● **Stated goal**
Only the lines from the top of the listing below to the line that has "a 9', '0 a 4'];" should be echoed, with both ends kept and pictures left out.

● **Supplied information**
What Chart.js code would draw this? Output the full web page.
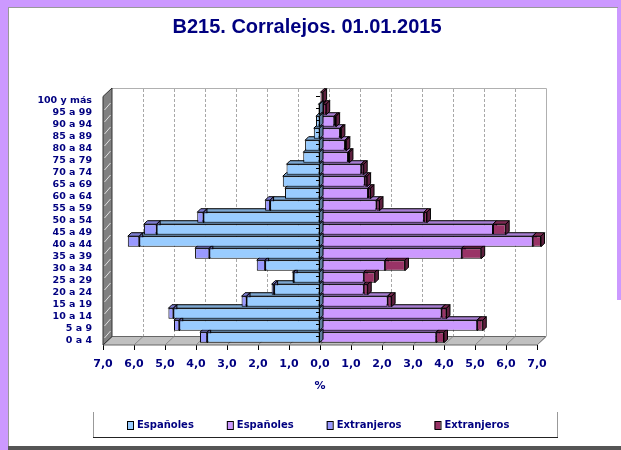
<!DOCTYPE html>
<html lang="es">
<head>
<meta charset="UTF-8">
<title>B215. Corralejos. 01.01.2015</title>
<style>
  body { margin: 0; background: #fff; }
  #wrap { position: relative; width: 621px; height: 450px; overflow: hidden; background: #fff; }
  .strip { position: absolute; background: #CC99FF; }
  canvas { position: absolute; left: 0; top: 0; }
</style>
</head>
<body>
<div id="wrap">
  <div class="strip" style="left:0;top:0;width:621px;height:7px;"></div>
  <div class="strip" style="left:0;top:0;width:8px;height:450px;"></div>
  <div class="strip" style="left:617px;top:0;width:4px;height:300px;"></div>
  <div style="position:absolute;left:8px;top:7px;width:609px;height:439px;border-left:1px solid #999;border-top:1px solid #999;"></div>
  <div style="position:absolute;left:8px;top:446px;width:613px;height:4px;background:#555;"></div>
  <canvas id="chart" width="621" height="450"></canvas>
</div>
<script src="https://cdn.jsdelivr.net/npm/chart.js@4.4.1/dist/chart.umd.min.js"></script>
<script>
// age groups, top to bottom
const categories = ['100 y más', '95 a 99', '90 a 94', '85 a 89', '80 a 84', '75 a 79', '70 a 74',
  '65 a 69', '60 a 64', '55 a 59', '50 a 54', '45 a 49', '40 a 44', '35 a 39', '30 a 34',
  '25 a 29', '20 a 24', '15 a 19', '10 a 14', '5 a 9', '0 a 4'];

// % of population, left side (hombres)
const espanolesH   = [0.00, 0.05, 0.13, 0.20, 0.48, 0.54, 1.08, 1.20, 1.13, 1.61, 3.76, 5.27, 5.83, 3.57, 1.77, 0.85, 1.48, 2.37, 4.73, 4.54, 3.64];
const extranjerosH = [0.00, 0.00, 0.00, 0.00, 0.00, 0.00, 0.00, 0.00, 0.00, 0.16, 0.20, 0.41, 0.37, 0.46, 0.27, 0.04, 0.08, 0.16, 0.16, 0.17, 0.23];
// right side (mujeres)
const espanolasM   = [0.00, 0.10, 0.46, 0.64, 0.80, 0.90, 1.33, 1.44, 1.55, 1.82, 3.35, 5.58, 6.86, 4.57, 2.09, 1.41, 1.41, 2.18, 3.92, 5.07, 3.75];
const extranjerasM = [0.10, 0.10, 0.06, 0.05, 0.05, 0.05, 0.08, 0.08, 0.08, 0.10, 0.10, 0.41, 0.27, 0.63, 0.65, 0.36, 0.13, 0.13, 0.16, 0.18, 0.25];

const xTickValues = [-7, -6, -5, -4, -3, -2, -1, 0, 1, 2, 3, 4, 5, 6, 7];
const legendOrder = [0, 2, 1, 3];

const NAVY = '#000080';
const DX = 9, DY = 8.5;      // depth of walls / floor
const BD = 3.5;              // depth of the bars

function shade(hex, f) {
  const n = parseInt(hex.slice(1), 16);
  const r = Math.round(((n >> 16) & 255) * f);
  const g = Math.round(((n >> 8) & 255) * f);
  const b = Math.round((n & 255) * f);
  return 'rgb(' + r + ',' + g + ',' + b + ')';
}

function poly(ctx, pts, fill, stroke) {
  ctx.beginPath();
  ctx.moveTo(pts[0][0], pts[0][1]);
  for (let i = 1; i < pts.length; i++) ctx.lineTo(pts[i][0], pts[i][1]);
  ctx.closePath();
  if (fill) { ctx.fillStyle = fill; ctx.fill(); }
  if (stroke) { ctx.strokeStyle = stroke; ctx.lineWidth = 1; ctx.stroke(); }
}

function barBox(el) {
  const p = el.getProps(['x', 'y', 'base', 'height'], true);
  return {
    x1: Math.min(p.x, p.base), x2: Math.max(p.x, p.base),
    yT: p.y - p.height / 2, yB: p.y + p.height / 2
  };
}

function sideFace(ctx, b, color) {
  poly(ctx, [[b.x2, b.yT], [b.x2 + BD, b.yT - BD], [b.x2 + BD, b.yB - BD], [b.x2, b.yB]], shade(color, 0.62), '#000');
}

const scene3d = {
  id: 'scene3d',
  beforeDatasetsDraw(chart) {
    const { ctx, chartArea: a, scales: { x, y } } = chart;
    const L = a.left, R = a.right;
    const FB = a.bottom + 1.5;      // floor front edge
    const backTop = 88;
    ctx.save();

    // back wall outline
    ctx.strokeStyle = '#b0b0b0';
    ctx.lineWidth = 1;
    ctx.beginPath();
    ctx.moveTo(L + DX, backTop + 0.5);
    ctx.lineTo(R + DX + 0.5, backTop + 0.5);
    ctx.lineTo(R + DX + 0.5, FB - DY);
    ctx.stroke();

    // dashed gridlines on back wall
    ctx.setLineDash([3, 2]);
    ctx.strokeStyle = '#a8a8a8';
    xTickValues.forEach(v => {
      if (Math.abs(v) === 7) return;
      const px = Math.round(x.getPixelForValue(v) + DX) + 0.5;
      ctx.beginPath();
      ctx.moveTo(px, backTop + 1);
      ctx.lineTo(px, FB - DY);
      ctx.stroke();
    });
    ctx.setLineDash([]);

    // floor
    poly(ctx, [[L, FB], [R, FB], [R + DX, FB - DY], [L + DX, FB - DY]], '#c0c0c0', '#666');
    ctx.strokeStyle = '#8a8a8a';
    xTickValues.forEach(v => {
      const px = x.getPixelForValue(v);
      ctx.beginPath();
      ctx.moveTo(px, FB);
      ctx.lineTo(px + DX, FB - DY);
      ctx.stroke();
    });

    // left wall
    poly(ctx, [[L, FB], [L, backTop + DY], [L + DX, backTop], [L + DX, FB - DY]], '#808080', '#333');
    ctx.strokeStyle = '#e0e0e0';
    const pitch = (a.bottom - a.top) / categories.length;
    for (let i = 1; i < categories.length; i++) {
      const yb = a.top + i * pitch + 3.5;
      ctx.beginPath();
      ctx.moveTo(L + 1.5, yb + 3);
      ctx.lineTo(L + DX - 1.5, yb - 4);
      ctx.stroke();
    }

    // bar extrusions: top and side faces
    chart.data.datasets.forEach((ds, i) => {
      chart.getDatasetMeta(i).data.forEach(el => {
        const b = barBox(el);
        if (b.x2 - b.x1 < 0.3) return;
        poly(ctx, [[b.x1, b.yT], [b.x1 + BD, b.yT - BD], [b.x2 + BD, b.yT - BD], [b.x2, b.yT]], shade(ds.backgroundColor, 0.82), '#000');
        sideFace(ctx, b, ds.backgroundColor);
      });
    });
    ctx.restore();
  },
  afterDatasetsDraw(chart) {
    const { ctx, scales: { x, y } } = chart;
    ctx.save();
    // side face of the inner left bars sits over the start of the right bars
    const ds0 = chart.data.datasets[0];
    chart.getDatasetMeta(0).data.forEach(el => {
      const b = barBox(el);
      if (b.x2 - b.x1 < 0.3) return;
      sideFace(ctx, b, ds0.backgroundColor);
    });
    // small category ticks along the zero line
    const zx = Math.round(x.getPixelForValue(0));
    ctx.strokeStyle = '#000';
    ctx.lineWidth = 1;
    categories.forEach((c, i) => {
      const yy = Math.round(y.getPixelForValue(i) - 1.5) + 0.5;
      ctx.beginPath();
      ctx.moveTo(zx - 4, yy);
      ctx.lineTo(zx, yy);
      ctx.stroke();
    });
    ctx.restore();
  },
  afterDraw(chart) {
    const { ctx } = chart;
    ctx.save();
    // title
    ctx.fillStyle = NAVY;
    ctx.font = 'bold 20px "Liberation Sans", Arial, sans-serif';
    ctx.textAlign = 'center';
    ctx.textBaseline = 'middle';
    ctx.fillText('B215. Corralejos. 01.01.2015', 307, 27);

    // legend box
    ctx.lineWidth = 1;
    ctx.strokeStyle = '#999';
    ctx.beginPath();
    ctx.moveTo(93.5, 412); ctx.lineTo(93.5, 437);
    ctx.moveTo(557.5, 412); ctx.lineTo(557.5, 437);
    ctx.stroke();
    ctx.strokeStyle = '#222';
    ctx.beginPath();
    ctx.moveTo(93, 437.5); ctx.lineTo(558, 437.5);
    ctx.stroke();

    // legend items
    ctx.font = 'bold 10px "DejaVu Sans", sans-serif';
    ctx.textAlign = 'left';
    ctx.textBaseline = 'middle';
    let lx = 127;
    legendOrder.forEach(i => {
      const ds = chart.data.datasets[i];
      ctx.fillStyle = ds.backgroundColor;
      ctx.fillRect(lx, 421, 6, 8);
      ctx.strokeStyle = '#000';
      ctx.strokeRect(lx + 0.5, 421.5, 6, 8);
      ctx.fillStyle = NAVY;
      ctx.fillText(ds.label, lx + 10, 425.5);
      lx += 10 + ctx.measureText(ds.label).width + 33;
    });
    ctx.restore();
  }
};

const ctx = document.getElementById('chart').getContext('2d');
new Chart(ctx, {
  type: 'bar',
  data: {
    labels: categories,
    datasets: [
      { label: 'Españoles', data: espanolesH.map(v => -v), backgroundColor: '#99CCFF' },
      { label: 'Extranjeros', data: extranjerosH.map(v => -v), backgroundColor: '#9999FF' },
      { label: 'Españoles', data: espanolasM, backgroundColor: '#CC99FF' },
      { label: 'Extranjeros', data: extranjerasM, backgroundColor: '#993366' }
    ].map(ds => Object.assign(ds, {
      stack: 'pyramid', borderColor: '#000', borderWidth: 1, borderSkipped: false,
      categoryPercentage: 0.88, barPercentage: 1, clip: false
    }))
  },
  options: {
    indexAxis: 'y',
    responsive: false,
    animation: false,
    layout: { padding: { left: 0, right: 84, top: 91.5, bottom: 56.5 } },
    plugins: {
      legend: { display: false },
      title: { display: false },
      tooltip: { enabled: false }
    },
    scales: {
      x: {
        stacked: true,
        min: -7,
        max: 7,
        afterBuildTicks: s => { s.ticks = xTickValues.map(v => ({ value: v })); },
        afterFit: s => { s.height = 50; },
        ticks: {
          autoSkip: false,
          maxRotation: 0,
          padding: 8,
          color: NAVY,
          font: { family: '"DejaVu Sans", sans-serif', size: 11, weight: 'bold' },
          callback: v => Math.abs(v).toFixed(1).replace('.', ',')
        },
        grid: { drawOnChartArea: false, drawTicks: true, tickLength: 6.5, color: '#000' },
        border: { display: false },
        title: {
          display: true,
          text: '%',
          color: NAVY,
          padding: { top: 0, bottom: 1 },
          font: { family: '"DejaVu Sans", sans-serif', size: 11, weight: 'bold' }
        }
      },
      y: {
        stacked: true,
        afterFit: s => { s.width = 103; },
        grid: { display: false, drawTicks: false },
        border: { display: false },
        ticks: {
          autoSkip: false,
          padding: 11,
          labelOffset: 3.5,
          color: NAVY,
          font: { family: '"DejaVu Sans", sans-serif', size: 9.5, weight: 'bold' }
        }
      }
    }
  },
  plugins: [scene3d]
});
</script>
</body>
</html>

● **Response**
What Chart.js code would draw this? Output the full web page.
<!DOCTYPE html>
<html lang="es">
<head>
<meta charset="UTF-8">
<title>B215. Corralejos. 01.01.2015</title>
<style>
  body { margin: 0; background: #fff; }
  #wrap { position: relative; width: 621px; height: 450px; overflow: hidden; background: #fff; }
  .strip { position: absolute; background: #CC99FF; }
  canvas { position: absolute; left: 0; top: 0; }
</style>
</head>
<body>
<div id="wrap">
  <div class="strip" style="left:0;top:0;width:621px;height:7px;"></div>
  <div class="strip" style="left:0;top:0;width:8px;height:450px;"></div>
  <div class="strip" style="left:617px;top:0;width:4px;height:300px;"></div>
  <div style="position:absolute;left:8px;top:7px;width:609px;height:439px;border-left:1px solid #999;border-top:1px solid #999;"></div>
  <div style="position:absolute;left:8px;top:446px;width:613px;height:4px;background:#555;"></div>
  <canvas id="chart" width="621" height="450"></canvas>
</div>
<script src="https://cdn.jsdelivr.net/npm/chart.js@4.4.1/dist/chart.umd.min.js"></script>
<script>
// age groups, top to bottom
const categories = ['100 y más', '95 a 99', '90 a 94', '85 a 89', '80 a 84', '75 a 79', '70 a 74',
  '65 a 69', '60 a 64', '55 a 59', '50 a 54', '45 a 49', '40 a 44', '35 a 39', '30 a 34',
  '25 a 29', '20 a 24', '15 a 19', '10 a 14', '5 a 9', '0 a 4'];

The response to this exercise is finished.